Cronache

Così Lizzani fu pagato con la colletta in fabbrica

Procedendo con la disamina a sfondo neo-realista dei film girati a Genova e nei dintorni, dopo «Le mura di Malapaga», parleremo di un lungometraggio che può essere considerato un consolidamento importante nella caratterizzazione del genere per i contenuti, ma specialmente per le modalità di produzione. Si tratta di «Achtung! Banditi!», diretto da Carlo Lizzani al suo primo incarico da regista (precedentemente lavorò a diverse sceneggiature, collaborando anche con Rossellini per la scrittura di «Germania anno zero»). La peculiarità della progettazione dell'opera fu l'origine dell'idea e dei finanziamenti per realizzarla; difatti venne creata per l'occasione la Cooperativa Spettatori Produttori Cinematografici, un esperimento unico nella storia del cinema non solo italiano.
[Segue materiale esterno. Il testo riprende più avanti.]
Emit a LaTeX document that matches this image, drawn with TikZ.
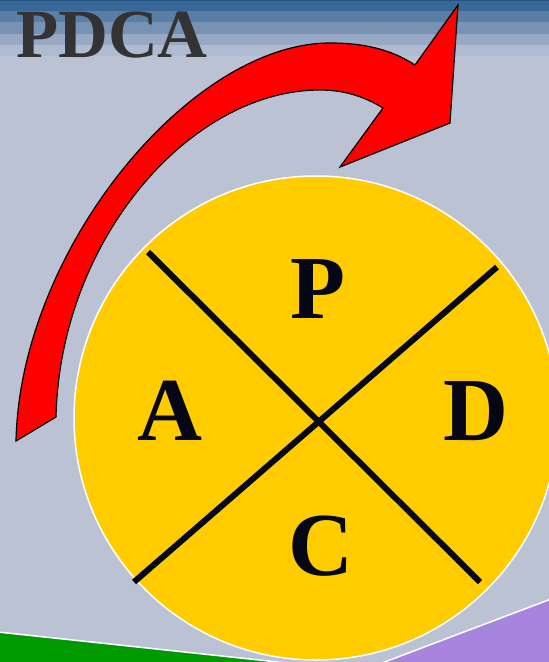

La Cspc fu economicamente fondata su azioni da 500 lire l'una acquistate per la maggior parte da operai, con l'intento di dare sostento alle produzioni più coraggiose incapaci di trovar posto nell'industria cinematografica privata.
Come recitano le parole di Lizzani: «Genova volle il suo film, e i fondatori della cooperativa furono d'accordo a scegliere come tema della prima opera cinematografica finanziata direttamente dagli spettatori la Resistenza, che proprio a Genova aveva avuto momenti e figure indimenticabili». Purtroppo il progetto della Cspc ebbe vita breve e, per problemi di natura politica, smise di esistere nel 1954.
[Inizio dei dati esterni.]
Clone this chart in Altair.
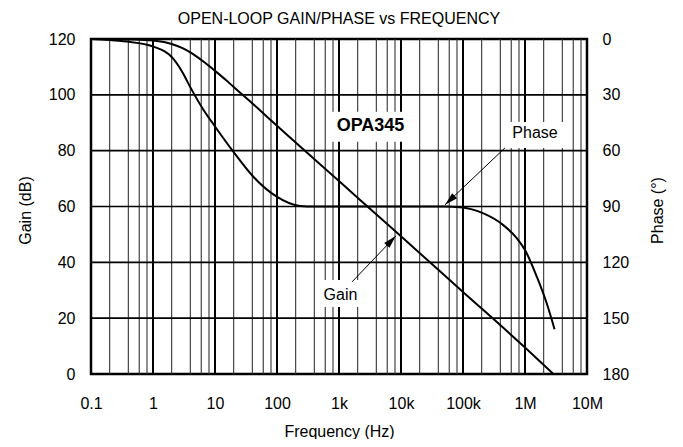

La trama è costituita da un'intersezione tra due modi di intendere la lotta partigiana in Liguria, ovvero la guerriglia sulle montagne e le organizzazioni clandestine in città e nelle fabbriche, le quali si incontrano al momento della collaborazione tra alcuni «banditi» scesi in città in cerca di armi (così venivano appellati i partigiani, come si evince dal cartello «Achtung! Banditi!» in una delle prime sequenze del film) e gli operai di una fabbrica sotto occupazione nazista. Ad incorniciare questa vicenda il paesaggio collinare delle zone di Pontedecimo e Campomorone; più precisamente il Passo della Bocchetta e il Passo delle Tre Croci. Scorci interessanti di queste zone accompagnano lo spettatore per tutto il film, e secondo lo stile neo-realista vengono privilegiate lunghe inquadrature di esterni che «pedinano» il gruppo di partigiani nei loro spostamenti. Tali riprese del paesaggio si alternano con descrizioni approfondite dell'ambiente operaio e della fabbrica in questione (presumibilmente la Siac di Campi), il che rappresenta una rarità come ricorda Lizzani: «È uno dei pochi film che racconta la fabbrica come luogo di conflitto, di vita, di sopravvivenza. La fabbrica era ed è un luogo poco frequentato dal cinema».
La classica attenzione neo-realista al punto di vista popolare, insieme alla recitazione spartita tra attori professionisti ed attori «di strada», permettono di apprezzare la veridicità e la concretezza degli eventi narrati a tal punto che si fatica a ritenere che Genova e i genovesi siano resi protagonisti del film. Infatti Genova è a tutti gli effetti la base storica del film, il suo popolo funge contemporaneamente da fonte di ispirazione, finanziatore dell'opera e target finale del prodotto; in questo caso relegare la location a un semplice ruolo tecnico all'interno della produzione rischia di sminuirne l'importanza, poiché la Superba con il suo popolo e con le sue vicende costituiscono integralmente il film (complici ovviamente gli stilemi neo-realisti). Numerose scene mettono in evidenza la partecipazione fattiva degli abitanti che cercano di stabilire dei rapporti umani con i partigiani (molto eloquente la scena in cui una ragazza di Campomorone offre prontamente un nascondiglio e del vino ad un giovane partigiano in fuga da una sparatoria). Lizzani è riuscito a riproporre con toni asciutti e concreti una vicenda storica fondamentale per la storia della nostra città e della sua gente, rafforzandone il ricordo e stimolandone la memoria.

L'ambientazione genovese frequentemente viene resa, o come in questo caso è stata effettivamente, teatro di violenze di piccola o grande entità (basti ricordare i numerosi polizieschi di fine anni '70).